TAMARACK, Minn. — At Talon Metals' drill site just north of this northern Minnesota town, workers are hauling out cores showing some of the highest-grade nickel ever found in the state — a metal the company says will make it a crucial player in the fight against climate change.
Talon's clean energy argument for its mine has gained two influential backers: Tesla, which signed an agreement to buy half the mine's nickel for electric vehicle batteries, and the Biden administration, which granted a $114 million grant to move the mine's processing to North Dakota. The White House has also highlighted the mine in its push to extract more critical minerals from under U.S. soil.
But in submitting its first draft plan for an underground mine this week, Talon faces anew a question that's been asked for decades in Minnesota: Can hardrock mining be done safely in such a water-rich environment?
No hardrock mine has opened in Minnesota since a massive study of copper-nickel mining in 1979. That report concluded that companies would have to use state of the art technology to control air and water pollution, the Star Tribune reported then.

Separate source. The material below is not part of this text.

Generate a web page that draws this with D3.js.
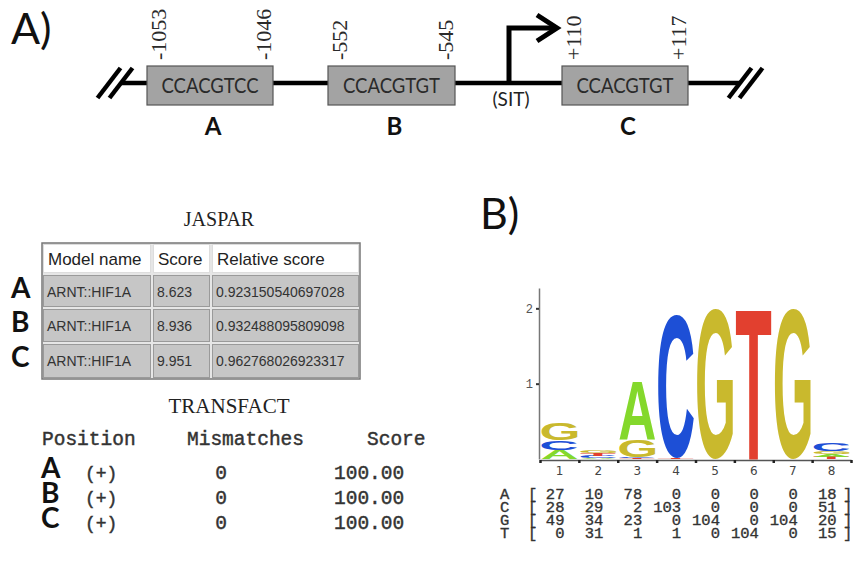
<!DOCTYPE html>
<html><head><meta charset="utf-8">
<script src="https://cdn.jsdelivr.net/npm/d3@7"></script>
<style>html,body{margin:0;padding:0;background:#fff;} svg{display:block;}</style>
</head><body>
<svg id="chart" width="861" height="569"></svg>
<script>
// ---------------- Data ----------------
const siteLabels = ["A", "B", "C"];
const siteSeqs = ["CCACGTCC", "CCACGTGT", "CCACGTGT"];
const siteStarts = [-1053, -552, 110];
const siteEnds = [-1046, -545, 117];
const startLabels = ["-1053", "-552", "+110"];
const endLabels = ["-1046", "-545", "+117"];
const tssPos = 0;
const tssLabel = "(SIT)";

const jasparTitle = "JASPAR";
const jasparHeaders = ["Model name", "Score", "Relative score"];
const jasparModels = ["ARNT::HIF1A", "ARNT::HIF1A", "ARNT::HIF1A"];
const jasparScores = ["8.623", "8.936", "9.951"];
const jasparRelScores = ["0.923150540697028", "0.932488095809098", "0.962768026923317"];

const transfactTitle = "TRANSFACT";
const transfactHeaders = ["Position", "Mismatches", "Score"];
const transfactStrands = ["(+)", "(+)", "(+)"];
const transfactMismatches = ["0", "0", "0"];
const transfactScores = ["100.00", "100.00", "100.00"];

const logoPositions = [1, 2, 3, 4, 5, 6, 7, 8];
const bases = ["A", "C", "G", "T"];
const countsA = [27, 10, 78, 0, 0, 0, 0, 18];
const countsC = [28, 29, 2, 103, 0, 0, 0, 51];
const countsG = [49, 34, 23, 0, 104, 0, 104, 20];
const countsT = [0, 31, 1, 1, 0, 104, 0, 15];
const yTickValues = [1, 2];

// ---------------- Setup ----------------
const svg = d3.select("#chart");
const sans = "Lato, 'Open Sans', sans-serif";
const serif = "'Liberation Serif', 'Times New Roman', serif";
const arial = "'Liberation Sans', Arial, sans-serif";
const mono = "'Liberation Mono', 'Courier New', monospace";

// Panel labels
svg.append("text").attr("x", 11).attr("y", 44).text("A)")
  .attr("font-family", sans).attr("font-size", 43).attr("fill", "#111");
svg.append("text").attr("x", 480).attr("y", 229).text("B)")
  .attr("font-family", sans).attr("font-size", 43).attr("fill", "#111");

// ---------------- Panel A : promoter schematic ----------------
const gx = d3.scaleLinear()
  .domain([-1250, -1053, -1046, -552, -545, tssPos, 110, 117, 300])
  .range([121, 147, 273, 328, 455, 509, 562, 688, 740]);
const lineY = 83;
const boxTop = 66, boxH = 39;
const gA = svg.append("g");

gA.append("line").attr("x1", gx(-1250)).attr("x2", gx(300))
  .attr("y1", lineY).attr("y2", lineY).attr("stroke", "#000").attr("stroke-width", 4.5);

// break marks
function slash(cx) {
  gA.append("line").attr("x1", cx - 11.5).attr("y1", lineY + 15)
    .attr("x2", cx + 11.5).attr("y2", lineY - 15)
    .attr("stroke", "#000").attr("stroke-width", 4.5);
}
slash(gx(-1250) - 12); slash(gx(-1250));
slash(gx(300)); slash(gx(300) + 11);

// TSS arrow
const tx = gx(tssPos);
gA.append("path")
  .attr("d", `M${tx},${lineY} V28 H555`)
  .attr("fill", "none").attr("stroke", "#000").attr("stroke-width", 5);
gA.append("path")
  .attr("d", `M${tx + 28},15 L${tx + 48},28 L${tx + 28},41`)
  .attr("fill", "none").attr("stroke", "#000").attr("stroke-width", 5)
  .attr("stroke-linejoin", "miter");
gA.append("text").attr("x", tx + 2).attr("y", 106).attr("text-anchor", "middle")
  .attr("font-family", sans).attr("font-size", 19).attr("fill", "#222").text(tssLabel);

siteLabels.forEach((lab, i) => {
  const x0 = gx(siteStarts[i]), x1 = gx(siteEnds[i]);
  gA.append("rect").attr("x", x0).attr("y", boxTop).attr("width", x1 - x0).attr("height", boxH)
    .attr("fill", "#a3a3a3").attr("stroke", "#555").attr("stroke-width", 1.2);
  gA.append("text").attr("x", (x0 + x1) / 2).attr("y", boxTop + 27).attr("text-anchor", "middle")
    .attr("font-family", sans).attr("font-size", 21).attr("fill", "#2a2a2a")
    .attr("textLength", 97).attr("lengthAdjust", "spacingAndGlyphs").text(siteSeqs[i]);
  gA.append("text").attr("x", (x0 + x1) / 2 + 3).attr("y", 135).attr("text-anchor", "middle")
    .attr("font-family", sans).attr("font-weight", "bold").attr("font-size", 24)
    .attr("fill", "#111").text(lab);
  // rotated coordinate labels
  [[x0 + 11, startLabels[i]], [x1 - 10, endLabels[i]]].forEach(([px, t]) => {
    gA.append("text").attr("transform", `translate(${px},60) rotate(-90)`)
      .attr("dominant-baseline", "central")
      .attr("font-family", serif).attr("font-size", 22).attr("fill", "#2a2a2a").text(t);
  });
});

// ---------------- JASPAR table ----------------
const gJ = svg.append("g");
gJ.append("text").attr("x", 219).attr("y", 226).attr("text-anchor", "middle")
  .attr("font-family", serif).attr("font-size", 20).attr("fill", "#222").text(jasparTitle);

const colEdges = [42, 152, 211, 360];
const rowEdges = [243, 274, 308, 343, 379];
gJ.append("rect").attr("x", colEdges[0]).attr("y", rowEdges[0])
  .attr("width", colEdges[3] - colEdges[0]).attr("height", rowEdges[4] - rowEdges[0])
  .attr("fill", "#e6e6e6").attr("stroke", "#777").attr("stroke-width", 1.5);
for (let r = 0; r < 4; r++) {
  for (let c = 0; c < 3; c++) {
    gJ.append("rect").attr("x", colEdges[c] + 1.5).attr("y", rowEdges[r] + 1.5)
      .attr("width", colEdges[c + 1] - colEdges[c] - 3).attr("height", rowEdges[r + 1] - rowEdges[r] - 3)
      .attr("fill", r === 0 ? "#fff" : "#c6c6c6")
      .attr("stroke", r === 0 ? "#ddd" : "#9a9a9a").attr("stroke-width", 1);
  }
}
jasparHeaders.forEach((h, c) => {
  gJ.append("text").attr("x", colEdges[c] + 6).attr("y", 265)
    .attr("font-family", arial).attr("font-size", 17).attr("fill", "#222").text(h);
});
const jRows = [jasparModels, jasparScores, jasparRelScores];
const jBase = [297, 331, 366];
siteLabels.forEach((lab, r) => {
  gJ.append("text").attr("x", 11).attr("y", jBase[r] + 1)
    .attr("font-family", sans).attr("font-weight", "bold").attr("font-size", 28)
    .attr("fill", "#111").text(lab);
  jRows.forEach((col, c) => {
    gJ.append("text").attr("x", colEdges[c] + 5).attr("y", jBase[r])
      .attr("font-family", arial).attr("font-size", 14).attr("fill", "#333").text(col[r]);
  });
});

// ---------------- TRANSFACT ----------------
const gT = svg.append("g");
gT.append("text").attr("x", 229).attr("y", 413).attr("text-anchor", "middle")
  .attr("font-family", serif).attr("font-size", 21).attr("fill", "#222").text(transfactTitle);
const monoStyle = sel => sel.attr("font-family", mono).attr("fill", "#333")
  .attr("stroke", "#333").attr("stroke-width", 0.45);
const tHeadX = [42, 187, 367];
transfactHeaders.forEach((h, c) => {
  gT.append("text").attr("x", tHeadX[c]).attr("y", 445).attr("font-size", 19.5)
    .call(monoStyle).text(h);
});
const tBase = [479, 504, 529];
siteLabels.forEach((lab, r) => {
  gT.append("text").attr("x", 41).attr("y", tBase[r] - 1)
    .attr("font-family", sans).attr("font-weight", "bold").attr("font-size", 28)
    .attr("fill", "#111").text(lab);
  gT.append("text").attr("x", 85).attr("y", tBase[r]).attr("font-size", 18)
    .call(monoStyle).text(transfactStrands[r]);
  gT.append("text").attr("x", 221).attr("y", tBase[r]).attr("text-anchor", "middle")
    .attr("font-size", 19.5).call(monoStyle).text(transfactMismatches[r]);
  gT.append("text").attr("x", 334).attr("y", tBase[r]).attr("font-size", 19.5)
    .call(monoStyle).text(transfactScores[r]);
});

// ---------------- Panel B : sequence logo ----------------
const counts = { A: countsA, C: countsC, G: countsG, T: countsT };
const baseColor = { A: "#84d82c", C: "#1d4fd6", G: "#c9b92d", T: "#e2402f" };
const lx = d3.scaleBand().domain(logoPositions).range([540, 851]);
const lxb = d3.scaleLinear().domain([0.5, 8.5]).range([540, 851]);
const ly = d3.scaleLinear().domain([0, 2.27]).range([459, 288]);

const columns = logoPositions.map((p, i) => {
  const tot = d3.sum(bases, b => counts[b][i]);
  const freqs = bases.map(b => ({ base: b, p: counts[b][i] / tot }));
  const H = -d3.sum(freqs, f => f.p > 0 ? f.p * Math.log2(f.p) : 0);
  const ic = 2 - H;
  freqs.forEach(f => f.h = f.p * ic);
  return { pos: p, stack: freqs.filter(f => f.h > 0).sort((a, b) => a.h - b.h) };
});

// glyph ink metrics via canvas
const ctx = document.createElement("canvas").getContext("2d");
const logoFont = "'Liberation Sans', Arial, sans-serif";
ctx.font = `bold 100px ${logoFont}`;
const glyph = {};
bases.forEach(b => {
  const m = ctx.measureText(b);
  glyph[b] = { l: -m.actualBoundingBoxLeft, r: m.actualBoundingBoxRight,
               t: -m.actualBoundingBoxAscent, b: m.actualBoundingBoxDescent };
});

const gL = svg.append("g");
columns.forEach(col => {
  let cum = 0;
  const x0 = lx(col.pos) + 1.5, w = lx.bandwidth() - 3;
  col.stack.forEach(f => {
    const yTop = ly(cum + f.h), yBot = ly(cum);
    cum += f.h;
    const h = yBot - yTop;
    if (h < 0.3) return;
    const g = glyph[f.base];
    const sx = w / (g.r - g.l), sy = h / (g.b - g.t);
    gL.append("text")
      .attr("transform", `translate(${x0},${yTop}) scale(${sx},${sy}) translate(${-g.l},${-g.t})`)
      .attr("font-family", logoFont).attr("font-weight", "bold").attr("font-size", 100)
      .attr("fill", baseColor[f.base]).text(f.base);
  });
});

// axes
const yAxis = svg.append("g").attr("transform", "translate(539,0)")
  .call(d3.axisLeft(ly).tickValues(yTickValues).tickSize(3).tickSizeOuter(0).tickFormat(d3.format("d")));
yAxis.select(".domain").attr("stroke", "#777").attr("stroke-width", 1.5);
yAxis.selectAll(".tick line").attr("stroke", "#333").attr("stroke-width", 2);
yAxis.selectAll(".tick text").attr("font-family", mono).attr("font-size", 12).attr("fill", "#555");

const xAxis = svg.append("g").attr("transform", "translate(0,460)")
  .call(d3.axisBottom(lxb).tickValues(d3.range(0.5, 9, 1)).tickSize(3).tickSizeOuter(0).tickFormat(""));
xAxis.select(".domain").attr("stroke", "#555").attr("stroke-width", 1.5);
xAxis.selectAll(".tick line").attr("stroke", "#222").attr("stroke-width", 2.5);

const xLab = svg.append("g").attr("transform", "translate(0,466)")
  .call(d3.axisBottom(lx).tickSize(0).tickPadding(0));
xLab.select(".domain").remove();
xLab.selectAll(".tick text").attr("font-family", "'DejaVu Sans', sans-serif")
  .attr("font-size", 12).attr("fill", "#444");

// count matrix
const gM = svg.append("g").attr("font-family", mono).attr("font-size", 15.5)
  .attr("fill", "#333").attr("stroke", "#333").attr("stroke-width", 0.35);
const mBase = [499, 512, 525, 538];
bases.forEach((b, r) => {
  gM.append("text").attr("x", 500).attr("y", mBase[r]).text(b);
  gM.append("text").attr("x", 528).attr("y", mBase[r]).text("[");
  logoPositions.forEach((p, i) => {
    gM.append("text").attr("x", lx(p) + lx.bandwidth() / 2 + 5).attr("y", mBase[r])
      .attr("text-anchor", "end").text(counts[b][i]);
  });
  gM.append("text").attr("x", 843).attr("y", mBase[r]).text("]");
});
</script>
</body></html>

Forty-four years later, Talon's proposals to stop acid, salt and metals from leaching into Aitkin County water will be the basis of the latest mining battleground. But the urgency of addressing climate change with cleaner technologies adds a new twist to the old story.
To Kelly Applegate, the commissioner of natural resources for the Mille Lacs Band of Ojibwe, the push for minerals to electrify the country has been "so, so rapid." He said the tribe is focused on ensuring that the lands and waters people depend on for resources like wild rice stay clean for generations to come. It's a familiar clash for Indigenous people, he said.
"The track [record] has always been that we tend to lose on these things and end up with a compromised environment or, you know, the loss of our land," Applegate added.
But Todd Malan, chief external affairs officer and head of climate strategy for Talon, argued that the company is committed to making sure it doesn't damage culturally important natural resources, like wild rice.